Tam da bu süreçte Istepan Şahumyan, Misak Manuşyan, Monte Melkonyan, Nubar Ozanyan gibi devrimci öncülerin ve komutanların yaratılmasına ve yetiştirilmesine ihtiyaç vardır. İhanetin karşısında duracak, boyun eğmeyecek, devrimci bir bilinç ve sağlam bir iradenin örgütlenmesine ihtiyaç vardır. Bunun için bilimsel bir dünya görüşüne ve sağlam bir devrimci örgüte, sarsılmaz bir önderliğin yaratılmasına ihtiyaç vardır. Bugün hiç olmadığı kadar gerek Karabağ gerekse Ermenistan halkının, güvenilir sağlam devrimci öncüler ve korkusuz komutanların yaratmasına ihtiyaç vardır. Bunun gerçekleşmesini sağlayacak cevher bu halkın bağrında vardır.
Karabağ halkı cehennemi, kendi deyimleriyle “dünyanın sonunu” gördü. Üç yaşında başı kesilen kız çocuğunu gördü. Küçücük bir arabaya sadece çocuklarının elbiselerini koyacak kadar zamanı yaşadı. Evini, toprağını bırakmak zorunda kalan, 12 ve 14 yaşındaki çocukların evden getirebildikleri sadece ölen annelerinin resmiydi… Karabağ halkı bunları yaşamak zorunda bırakıldı. Vatanından ve toprağından koparıldı.
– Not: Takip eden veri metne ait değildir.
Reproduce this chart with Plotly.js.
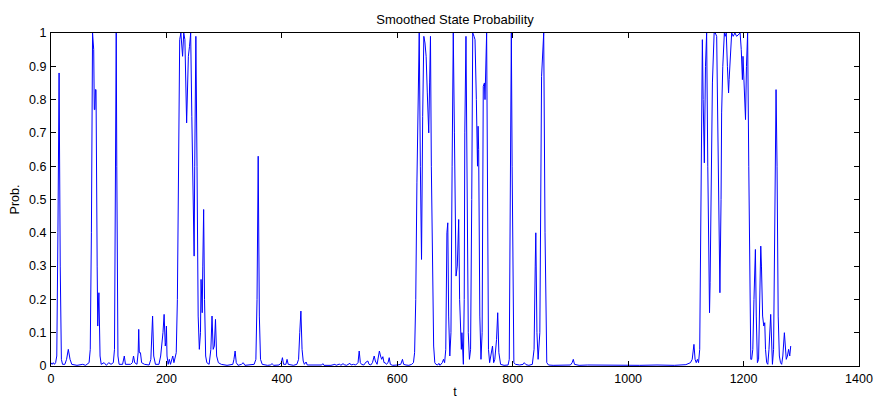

Sürgün yollarında işgalci Azeri askerlerin aşağılayıcı sözleri çocukların kulaklarında çınlasa da geri dönecekleri umutlarını asla yüreklerinde eksik etmediklerini dinliyor Ermeni halkı. Hatıralarını Karabağ’da bırakmak zorunda kalan, bedenini Ermenistan’a taşıyan halk bu soykırımı asla unutmayacaktır. Karabağlı Ermeniler hem savaştı hem de direndi. Onların belini büken iç ihanet ve öncüsüz olmaktır.